Jean-Louis Courjault and his family moved freely between South Korea, where he worked, and France, their home country. They were a well-known family in both countries and had many friends who adored them. They even had a maid to help around the house who never thought that they were anything but a normal, nice family.
On July 23, 2006, while in South Korea, Courjault opened up his home freezer only to discover the bodies of two frozen infants. He immediately called the police to report the bodies. They quickly launched an investigation into the family. DNA results returned saying that Courjault was the father.
The coroner's examination reported that the babies were less than a week old at the time of their deaths. They were individually wrapped in plastic bags, and the umbilical cords were still intact. The ends of the cords were jagged and cut poorly, indicating that these babies were not born in a hospital. A later DNA test from South Korea said that his wife, Véronique, was the mother.
The family immediately denounced the paternity of the babies and fled back to France. They wanted their home country to investigate as they felt that South Korea was giving them a "trial by media." So, France did their own DNA test. By October, it was proven that the babies were the Courjault's. The couple was immediately arrested.

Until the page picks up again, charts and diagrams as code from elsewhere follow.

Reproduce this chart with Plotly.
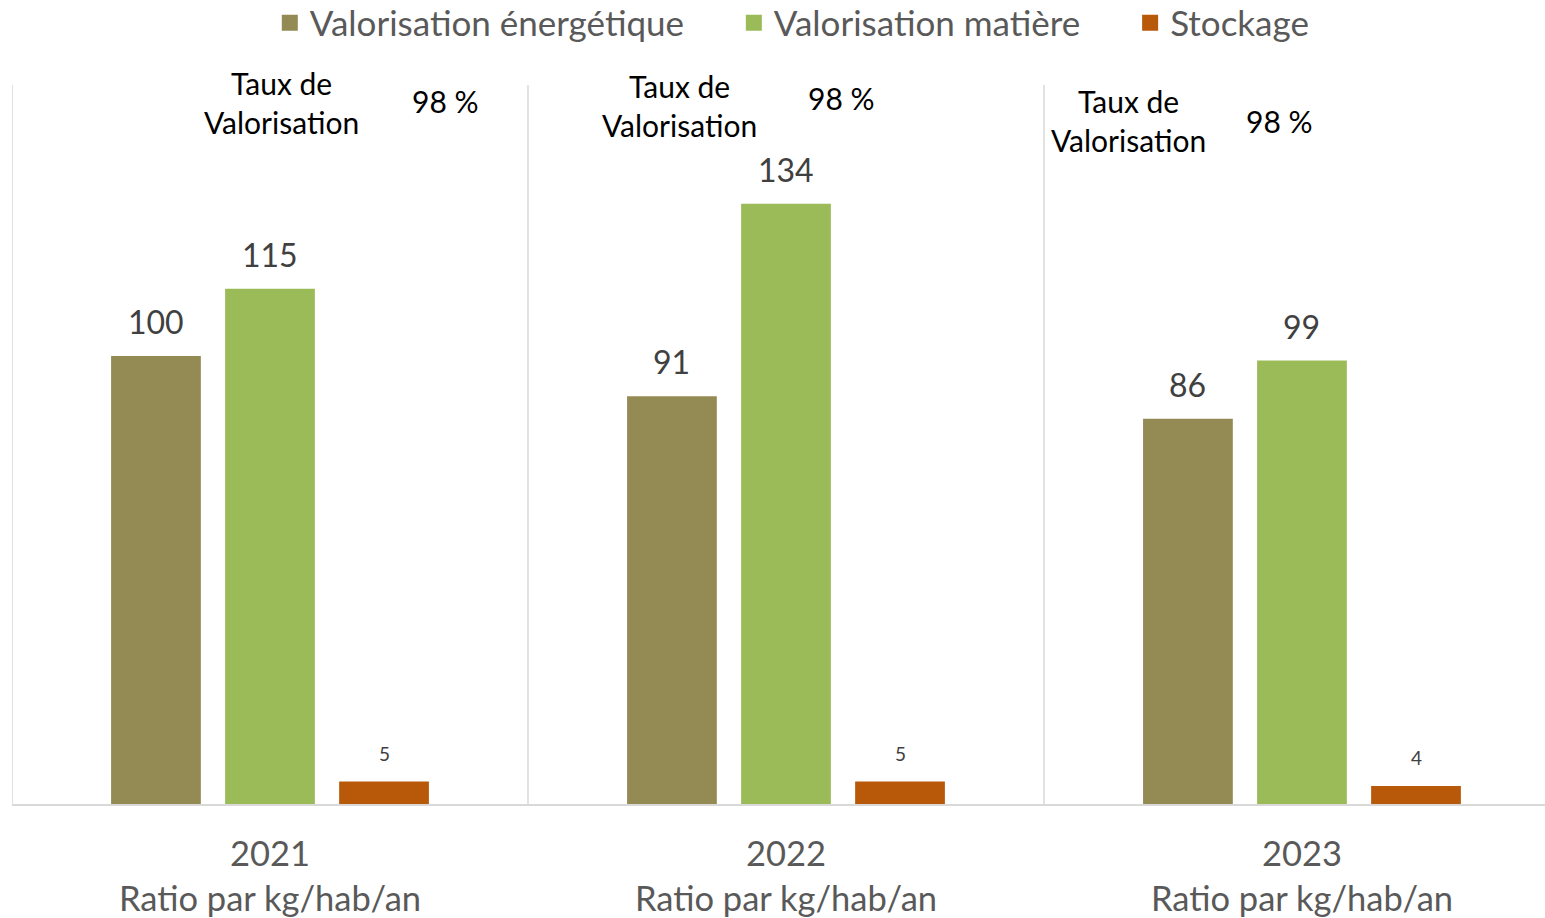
import plotly.graph_objects as go

years = ["2021", "2022", "2023"]
tick_text = ["2021<br>Ratio par kg/hab/an", "2022<br>Ratio par kg/hab/an", "2023<br>Ratio par kg/hab/an"]
series_names = ["Valorisation énergétique", "Valorisation matière", "Stockage"]
energetique = [100, 91, 86]
matiere = [115, 134, 99]
stockage = [5, 5, 4]
taux = ["98 %", "98 %", "98 %"]
colors = ["#948A54", "#9BBB59", "#B8590A"]

FONT = "Lato"
GRAY = "#595959"
LABEL = "#404040"
PAD = "\u00a0" * 5

fig = go.Figure()
all_values = [energetique, matiere, stockage]
for name, vals, col in zip(series_names, all_values, colors):
    fig.add_trace(go.Bar(x=years, y=vals, name=name, marker=dict(color=col, line=dict(width=0)),
                         hoverinfo="x+y+name", showlegend=False, legendgroup=name))
for k, (name, col) in enumerate(zip(series_names, colors)):
    label = name + (PAD if k < len(series_names) - 1 else "")
    fig.add_trace(go.Scatter(x=[None], y=[None], mode="markers", name=label, legendgroup=name,
                             marker=dict(symbol="square", size=20, color=col), showlegend=True))

slot = 0.221
annotations = []
for j, vals in enumerate(all_values):
    for i, v in enumerate(vals):
        small = (j == 2)
        annotations.append(dict(
            x=i + (j - 1) * slot, y=v, xref="x", yref="y", text=str(v), showarrow=False,
            yanchor="bottom", yshift=15 if small else 13,
            font=dict(family=FONT, size=19 if small else 32, color=LABEL)))

taux_pos = [(0.023, 156.6, 0.341, 156.9), (0.793, 156.0, 1.107, 157.6), (1.663, 152.6, 1.957, 152.5)]
for (tx, ty, px, py), t in zip(taux_pos, taux):
    annotations.append(dict(x=tx, y=ty, xref="x", yref="y", text="Taux de<br>Valorisation", showarrow=False,
                            font=dict(family=FONT, size=30, color="#000000"), align="center"))
    annotations.append(dict(x=px, y=py, xref="x", yref="y", text=t, showarrow=False,
                            font=dict(family=FONT, size=30, color="#000000")))

shapes = []
for sx in [-0.5, 0.5, 1.5]:
    shapes.append(dict(type="line", xref="x", yref="paper", x0=sx, x1=sx, y0=0, y1=1,
                       line=dict(color="#D9D9D9", width=1.5), layer="below"))

fig.update_layout(
    width=1545, height=918,
    margin=dict(l=12, r=0, t=85, b=114, autoexpand=False),
    paper_bgcolor="white", plot_bgcolor="white",
    barmode="group", bargap=0.337, bargroupgap=0.213,
    font=dict(family=FONT, color=GRAY),
    showlegend=True,
    legend=dict(orientation="h", x=0.509, xanchor="center", y=0.9749, yref="container", yanchor="middle",
                font=dict(family=FONT, size=35, color=GRAY), itemwidth=30, traceorder="normal",
                itemsizing="trace"),
    annotations=annotations, shapes=shapes,
)
fig.update_xaxes(type="category", categoryarray=years, range=[-0.5, 2.471],
                 tickmode="array", tickvals=years, ticktext=tick_text,
                 tickfont=dict(family=FONT, size=34.5, color=GRAY), ticklabelstandoff=19,
                 showline=True, linecolor="#D9D9D9", linewidth=1.5, ticks="", showgrid=False)
fig.update_yaxes(range=[0, 160.5], visible=False, showgrid=False, zeroline=False)

fig.write_html("out.html", config={"displayModeBar": False},
               post_script="document.body.style.margin='0';")
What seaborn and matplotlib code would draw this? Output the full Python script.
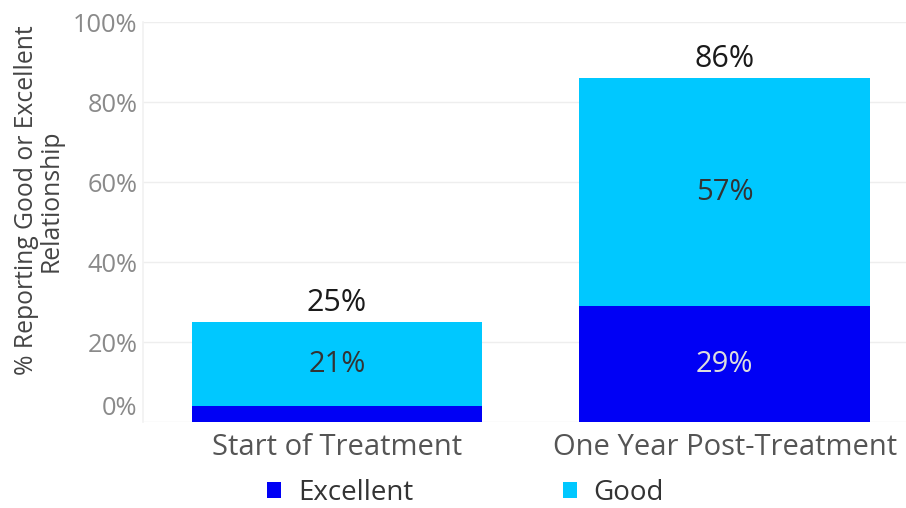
import matplotlib
matplotlib.use("Agg")
import matplotlib.pyplot as plt
import matplotlib.transforms as mtransforms
from matplotlib.patches import Patch
import seaborn as sns
import pandas as pd

categories = ["Start of Treatment", "One Year Post-Treatment"]
excellent = [4, 29]
good = [21, 57]
totals = [e + g for e, g in zip(excellent, good)]
yticks = [0, 20, 40, 60, 80, 100]
ytick_labels = ["0%", "20%", "40%", "60%", "80%", "100%"]

sns.set_theme(style="white")
plt.rcParams["font.family"] = ["Open Sans", "DejaVu Sans"]

c_exc = "#0000F5"
c_good = "#00C8FF"

df = pd.DataFrame({"cat": categories, "excellent": excellent, "good": good, "total": totals})

fig = plt.figure(figsize=(9.06, 5.08), dpi=100)
ax = fig.add_axes([0.158, 0.169, 0.842, 0.787])

sns.barplot(data=df, x="cat", y="total", color=c_good, saturation=1, width=0.75, linewidth=0, ax=ax)
sns.barplot(data=df, x="cat", y="excellent", color=c_exc, saturation=1, width=0.75, linewidth=0, ax=ax)

ax.set_xlim(-0.5, 1.468)
ax.set_ylim(0, 100)
ax.set_yticks(yticks)
ax.set_yticklabels(ytick_labels, color="#8a8a8a", fontsize=18.3)
ax.tick_params(axis="y", length=0, pad=4)
ax.tick_params(axis="x", length=0, pad=8, labelsize=21, labelcolor="#555555")
for y in yticks[1:]:
    ax.axhline(y, color="#eeeeee", lw=1, zorder=0)
for s in ["top", "right", "bottom"]:
    ax.spines[s].set_visible(False)
ax.spines["left"].set_color("#f2f2f2")
ax.axhline(0, color="#eeeeee", lw=1, zorder=0)

# shift 0% label up
lbl0 = ax.get_yticklabels()[0]
lbl0.set_transform(lbl0.get_transform() + mtransforms.ScaledTranslation(0, 17 / 100, fig.dpi_scale_trans))

ax.set_xlabel("")
ax.set_ylabel("% Reporting Good or Excellent\nRelationship", fontsize=17.8, color="#444444",
              linespacing=1.0)
ax.yaxis.set_label_coords(-0.104, 0.555)

for i in range(len(categories)):
    ax.text(i, totals[i] + 1.0, f"{totals[i]}%", ha="center", va="bottom", fontsize=22, color="#1a1a1a")
    ax.text(i, excellent[i] + good[i] / 2, f"{good[i]}%", ha="center", va="center", fontsize=21, color="#333333")
    if excellent[i] >= 10:
        ax.text(i, excellent[i] / 2, f"{excellent[i]}%", ha="center", va="center", fontsize=21, color="#dddddd")

handles = [Patch(facecolor=c_exc, edgecolor="none"), Patch(facecolor=c_good, edgecolor="none")]
fig.legend(handles, ["Excellent", "Good"], loc="center", bbox_to_anchor=(0.514, 0.03), ncol=2,
           frameon=False, fontsize=20, handlelength=0.5, handleheight=0.5, handletextpad=0.6,
           columnspacing=5.4, labelcolor="#333333", borderpad=0)

fig.savefig("out.png", dpi=100)
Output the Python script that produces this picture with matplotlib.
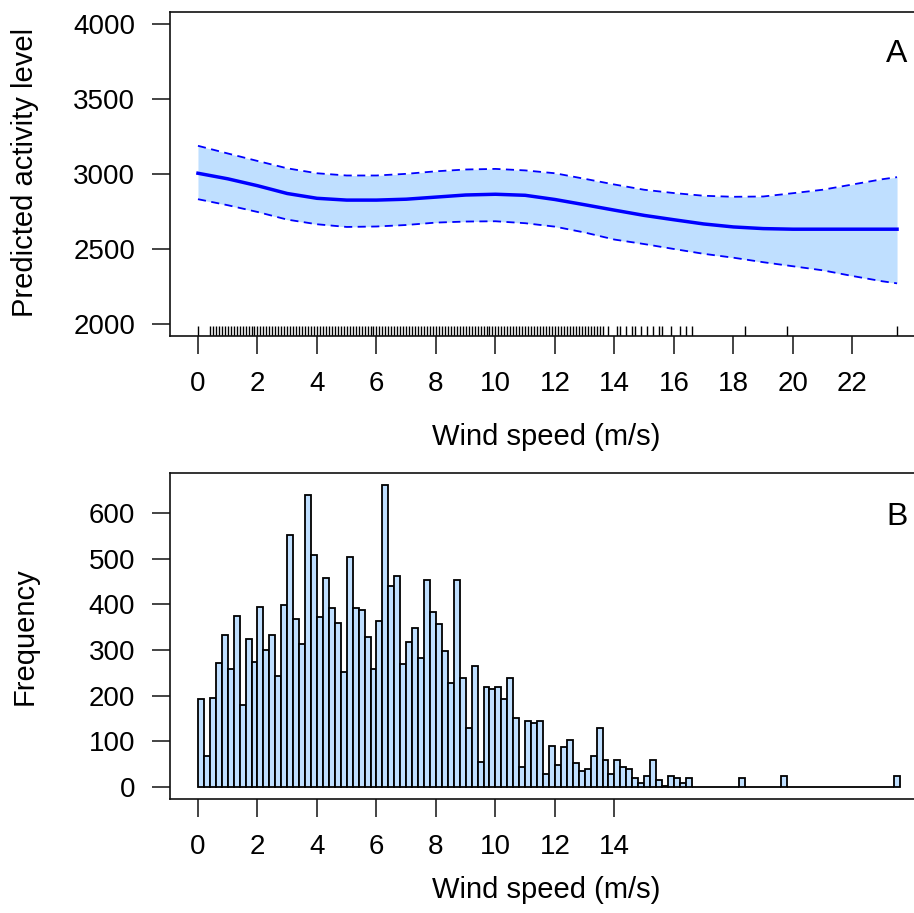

Véronique finally confessed to her knowledge of the babies. She said that she gave birth at home and killed the infants herself. She also said that her husband had no idea about the babies or the pregnancies and that he was innocent. She even confessed to another murder in 1999. This time, she gave birth in France and burned the baby in a fireplace.
In 2009, Jean-Louis was dismissed. Véronique was sentenced to 8 years in prison for three infanticides. She was paroled in 2010. The prosecutors believed that Véronique's mental state made the situation extremely complex.